WHAT YOU HAVE TO DO: Filter for the word "chart" and keep each matching line.

INPUT:

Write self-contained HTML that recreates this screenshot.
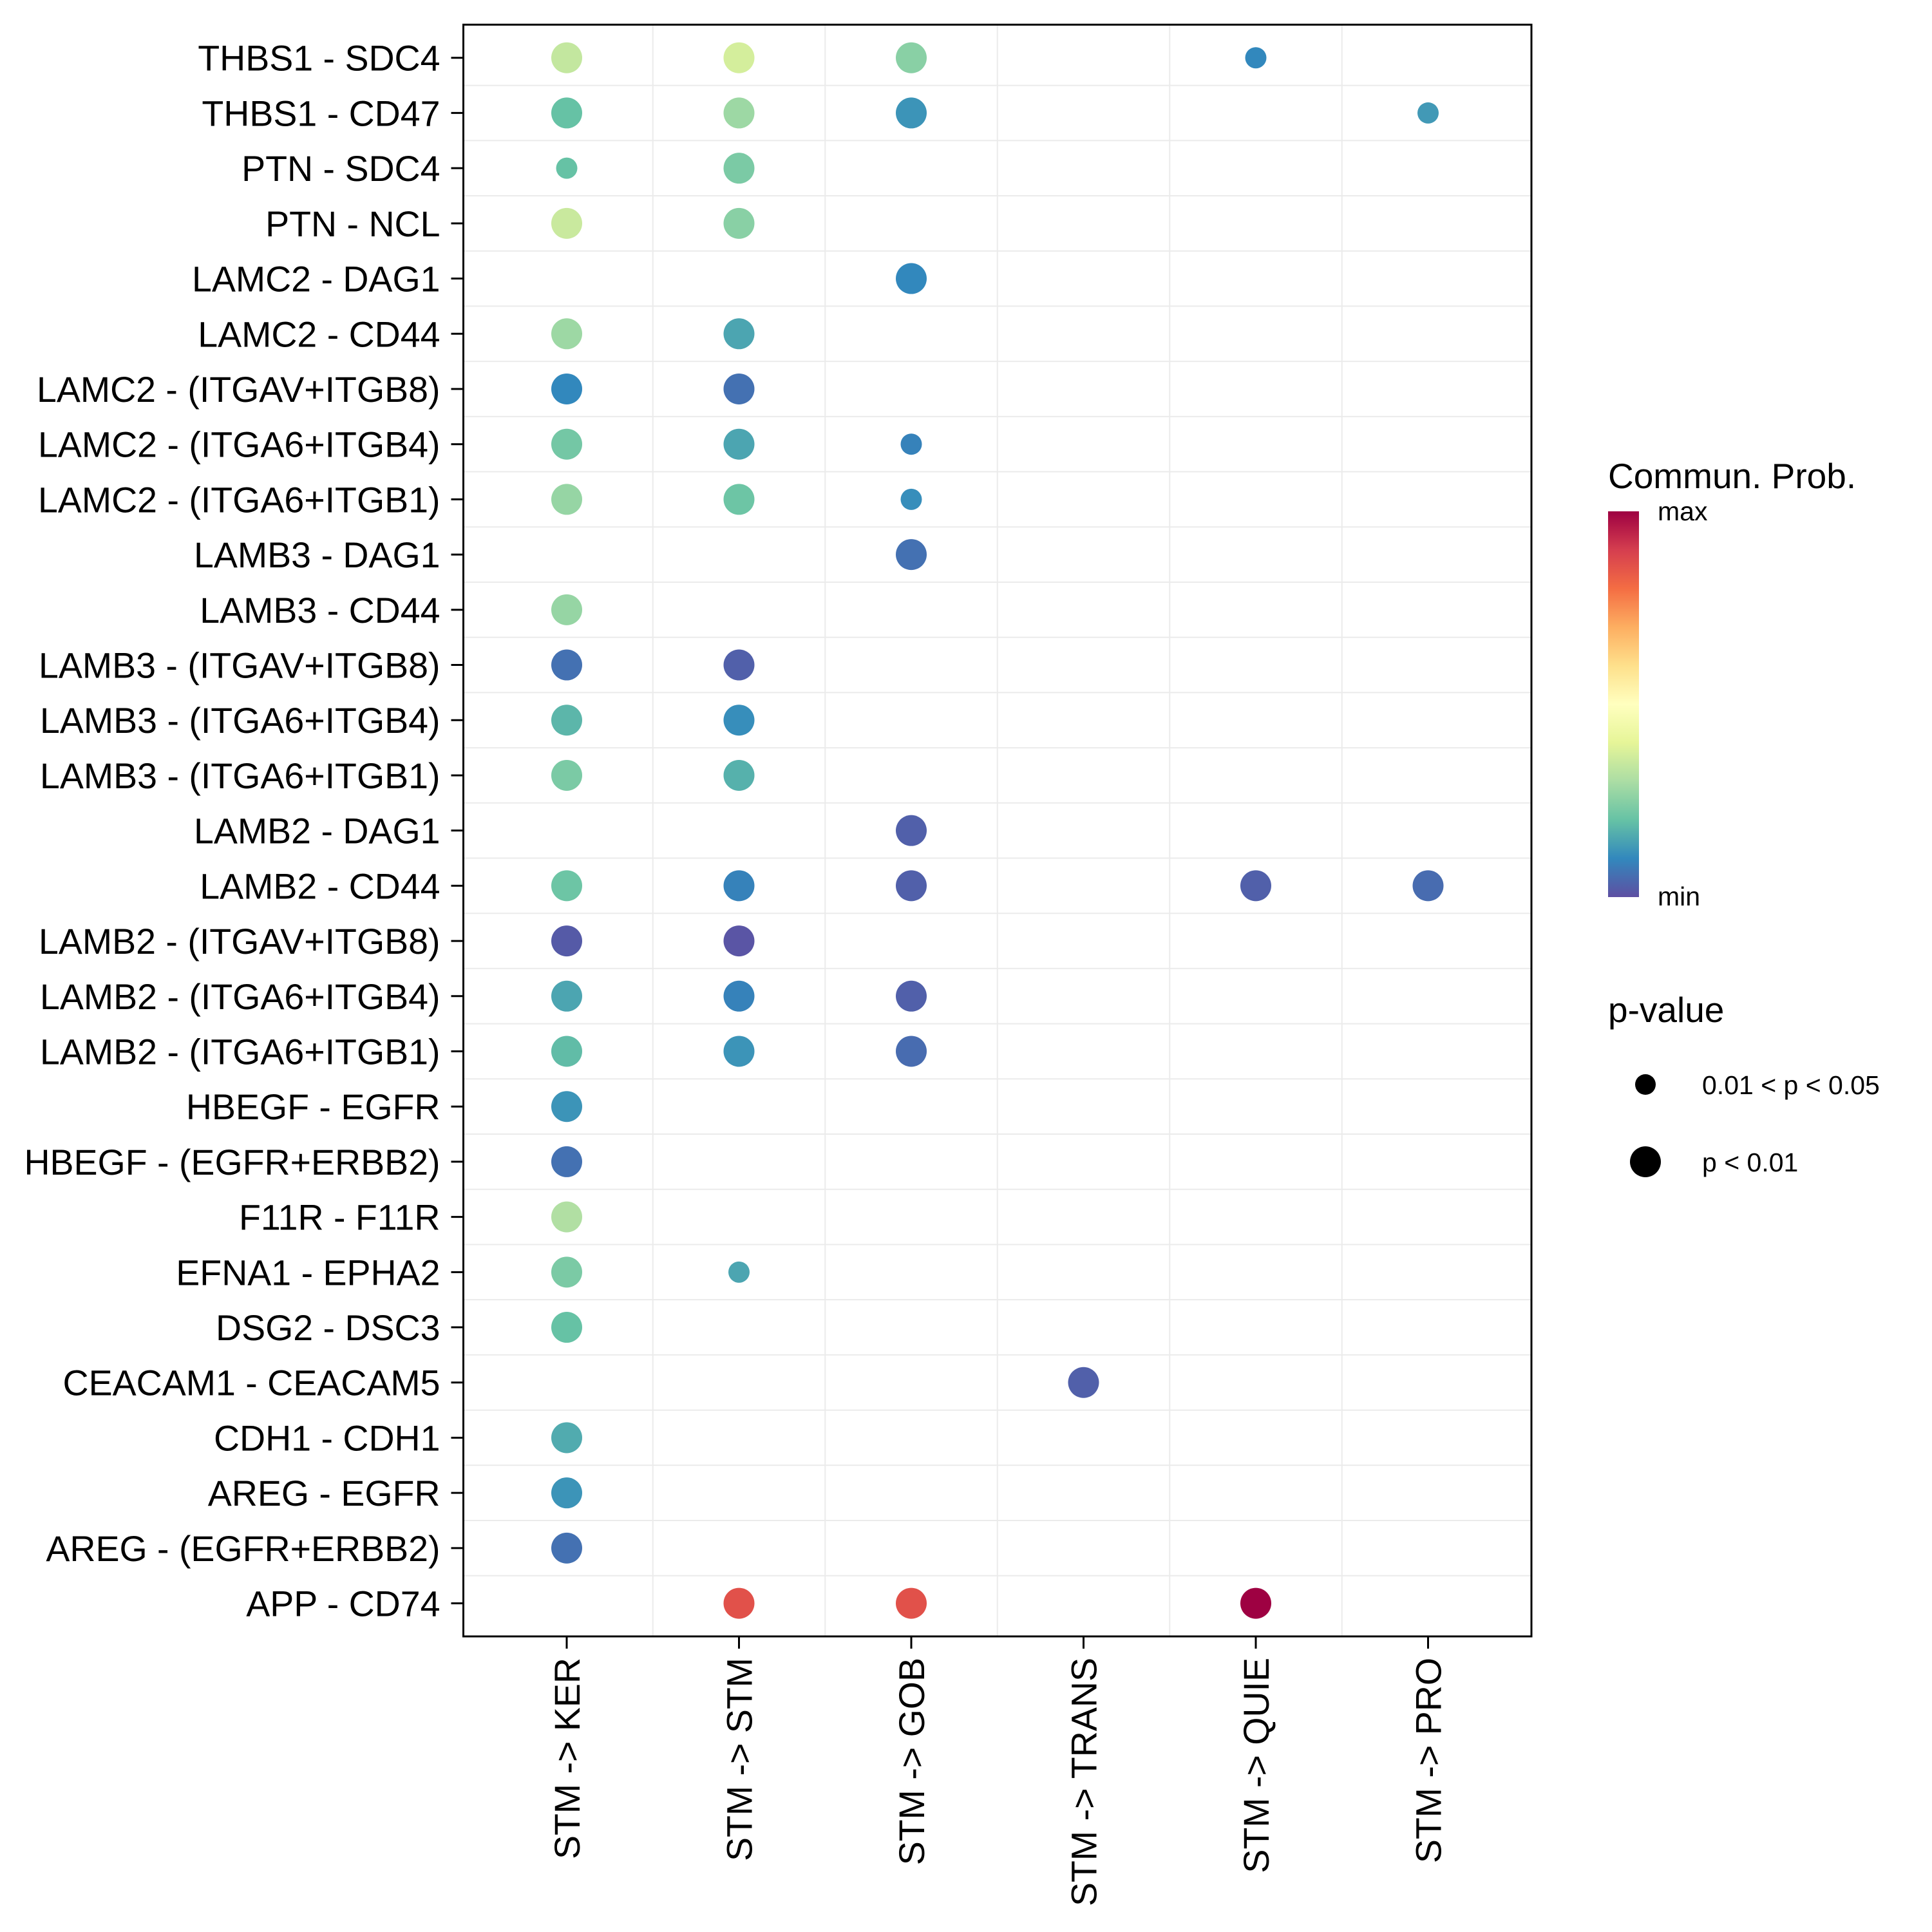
...
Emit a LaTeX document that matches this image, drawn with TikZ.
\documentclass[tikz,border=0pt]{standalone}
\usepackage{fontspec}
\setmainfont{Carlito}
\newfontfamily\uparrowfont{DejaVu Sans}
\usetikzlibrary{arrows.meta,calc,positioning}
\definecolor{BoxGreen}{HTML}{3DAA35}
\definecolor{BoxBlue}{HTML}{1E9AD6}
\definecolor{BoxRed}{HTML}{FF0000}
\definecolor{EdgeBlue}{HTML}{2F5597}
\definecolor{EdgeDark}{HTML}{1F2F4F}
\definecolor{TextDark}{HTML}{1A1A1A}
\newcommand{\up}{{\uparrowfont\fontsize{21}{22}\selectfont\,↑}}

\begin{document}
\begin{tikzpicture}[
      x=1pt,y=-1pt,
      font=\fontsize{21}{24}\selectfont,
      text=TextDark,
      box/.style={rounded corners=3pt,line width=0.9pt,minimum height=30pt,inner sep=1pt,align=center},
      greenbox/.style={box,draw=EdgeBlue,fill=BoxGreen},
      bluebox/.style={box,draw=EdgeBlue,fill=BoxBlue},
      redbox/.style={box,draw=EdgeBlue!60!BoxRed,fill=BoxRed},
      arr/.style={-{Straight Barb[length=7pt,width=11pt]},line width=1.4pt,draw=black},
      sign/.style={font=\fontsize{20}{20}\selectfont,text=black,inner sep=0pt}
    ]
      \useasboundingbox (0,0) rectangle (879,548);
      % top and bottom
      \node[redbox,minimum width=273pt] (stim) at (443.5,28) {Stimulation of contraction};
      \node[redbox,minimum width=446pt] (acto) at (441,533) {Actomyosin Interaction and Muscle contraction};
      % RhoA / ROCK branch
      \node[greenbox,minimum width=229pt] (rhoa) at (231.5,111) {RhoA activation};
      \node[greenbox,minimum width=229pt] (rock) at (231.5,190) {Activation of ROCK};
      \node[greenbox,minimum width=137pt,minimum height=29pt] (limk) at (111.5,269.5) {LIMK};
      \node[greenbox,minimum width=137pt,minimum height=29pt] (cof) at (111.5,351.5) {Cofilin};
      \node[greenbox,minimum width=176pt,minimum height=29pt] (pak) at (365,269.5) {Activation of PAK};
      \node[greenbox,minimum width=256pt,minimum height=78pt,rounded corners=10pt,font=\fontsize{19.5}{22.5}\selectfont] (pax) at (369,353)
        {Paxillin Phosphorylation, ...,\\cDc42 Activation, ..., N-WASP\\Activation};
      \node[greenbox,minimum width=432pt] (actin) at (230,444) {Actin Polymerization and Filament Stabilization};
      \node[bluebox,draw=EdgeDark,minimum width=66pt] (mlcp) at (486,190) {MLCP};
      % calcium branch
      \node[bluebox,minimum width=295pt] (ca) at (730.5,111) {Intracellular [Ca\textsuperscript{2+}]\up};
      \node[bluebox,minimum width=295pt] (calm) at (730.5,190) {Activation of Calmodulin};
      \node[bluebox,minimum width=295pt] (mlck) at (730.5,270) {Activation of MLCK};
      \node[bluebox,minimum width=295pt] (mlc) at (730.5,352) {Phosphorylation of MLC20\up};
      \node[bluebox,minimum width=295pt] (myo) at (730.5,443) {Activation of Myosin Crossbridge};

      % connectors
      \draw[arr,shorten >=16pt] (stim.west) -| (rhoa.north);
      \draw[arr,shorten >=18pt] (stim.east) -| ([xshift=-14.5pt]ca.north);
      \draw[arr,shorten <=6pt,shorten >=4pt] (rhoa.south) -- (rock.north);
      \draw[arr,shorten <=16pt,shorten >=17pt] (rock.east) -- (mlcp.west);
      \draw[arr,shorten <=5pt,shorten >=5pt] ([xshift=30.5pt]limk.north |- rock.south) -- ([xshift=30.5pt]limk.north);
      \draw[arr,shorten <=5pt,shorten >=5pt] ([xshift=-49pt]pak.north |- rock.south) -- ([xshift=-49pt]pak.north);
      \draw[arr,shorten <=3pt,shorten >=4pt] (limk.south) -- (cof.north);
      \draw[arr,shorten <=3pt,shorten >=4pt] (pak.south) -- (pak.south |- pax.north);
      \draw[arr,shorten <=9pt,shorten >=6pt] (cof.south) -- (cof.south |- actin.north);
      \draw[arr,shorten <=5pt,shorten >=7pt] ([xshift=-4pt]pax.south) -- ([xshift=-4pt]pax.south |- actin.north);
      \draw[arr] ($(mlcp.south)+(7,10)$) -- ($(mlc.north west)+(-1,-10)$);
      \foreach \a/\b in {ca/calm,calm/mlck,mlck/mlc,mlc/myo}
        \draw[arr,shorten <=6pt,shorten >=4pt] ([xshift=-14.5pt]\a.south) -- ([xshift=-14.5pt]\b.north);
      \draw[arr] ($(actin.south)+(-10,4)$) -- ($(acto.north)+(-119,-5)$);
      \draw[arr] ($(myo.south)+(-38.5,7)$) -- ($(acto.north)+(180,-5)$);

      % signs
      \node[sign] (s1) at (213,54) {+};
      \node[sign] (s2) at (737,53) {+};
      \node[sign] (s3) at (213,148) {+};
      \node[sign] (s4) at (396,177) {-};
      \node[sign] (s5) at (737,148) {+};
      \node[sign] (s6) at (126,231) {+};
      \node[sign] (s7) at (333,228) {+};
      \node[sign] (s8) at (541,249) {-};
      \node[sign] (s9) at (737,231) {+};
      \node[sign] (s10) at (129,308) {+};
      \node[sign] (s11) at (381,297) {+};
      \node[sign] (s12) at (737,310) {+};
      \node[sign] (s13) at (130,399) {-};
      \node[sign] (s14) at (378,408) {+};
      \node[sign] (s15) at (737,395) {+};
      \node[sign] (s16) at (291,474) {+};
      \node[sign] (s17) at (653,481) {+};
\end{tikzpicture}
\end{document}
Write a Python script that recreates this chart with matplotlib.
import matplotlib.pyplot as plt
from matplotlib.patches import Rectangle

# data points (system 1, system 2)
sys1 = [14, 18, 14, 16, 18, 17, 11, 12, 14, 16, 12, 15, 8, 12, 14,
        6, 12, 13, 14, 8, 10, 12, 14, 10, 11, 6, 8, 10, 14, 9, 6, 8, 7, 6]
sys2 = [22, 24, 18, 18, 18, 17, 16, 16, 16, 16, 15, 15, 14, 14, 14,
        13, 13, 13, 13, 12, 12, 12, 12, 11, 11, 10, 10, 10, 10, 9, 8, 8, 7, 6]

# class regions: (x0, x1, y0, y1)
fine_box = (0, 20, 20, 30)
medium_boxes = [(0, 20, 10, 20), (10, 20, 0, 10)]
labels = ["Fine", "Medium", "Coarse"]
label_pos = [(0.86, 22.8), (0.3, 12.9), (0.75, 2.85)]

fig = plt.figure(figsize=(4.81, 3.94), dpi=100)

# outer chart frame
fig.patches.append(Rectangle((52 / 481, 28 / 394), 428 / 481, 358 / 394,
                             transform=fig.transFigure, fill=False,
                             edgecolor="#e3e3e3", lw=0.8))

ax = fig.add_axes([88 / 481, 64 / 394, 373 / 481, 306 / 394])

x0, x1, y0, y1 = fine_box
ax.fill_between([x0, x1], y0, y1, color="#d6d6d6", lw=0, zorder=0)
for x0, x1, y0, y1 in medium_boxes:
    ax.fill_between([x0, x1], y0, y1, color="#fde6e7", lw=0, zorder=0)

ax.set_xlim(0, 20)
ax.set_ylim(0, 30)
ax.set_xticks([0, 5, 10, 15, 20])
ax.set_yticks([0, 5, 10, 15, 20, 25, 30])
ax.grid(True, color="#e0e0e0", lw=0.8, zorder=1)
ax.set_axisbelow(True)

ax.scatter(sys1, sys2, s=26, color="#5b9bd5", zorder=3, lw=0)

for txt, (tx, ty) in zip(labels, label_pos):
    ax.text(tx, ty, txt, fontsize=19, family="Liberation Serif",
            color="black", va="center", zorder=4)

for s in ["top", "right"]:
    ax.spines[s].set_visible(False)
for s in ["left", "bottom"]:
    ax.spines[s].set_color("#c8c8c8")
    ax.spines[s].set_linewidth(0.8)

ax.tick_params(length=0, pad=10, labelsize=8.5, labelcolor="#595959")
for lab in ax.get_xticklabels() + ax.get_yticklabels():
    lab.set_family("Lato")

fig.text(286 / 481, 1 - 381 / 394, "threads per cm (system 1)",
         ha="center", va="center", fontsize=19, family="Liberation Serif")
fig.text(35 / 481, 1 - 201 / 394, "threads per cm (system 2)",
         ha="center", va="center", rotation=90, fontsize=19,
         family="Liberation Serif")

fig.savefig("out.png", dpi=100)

RESPONSE FOR THIS EXERCISE:
Write a Python script that recreates this chart with matplotlib.
# outer chart frame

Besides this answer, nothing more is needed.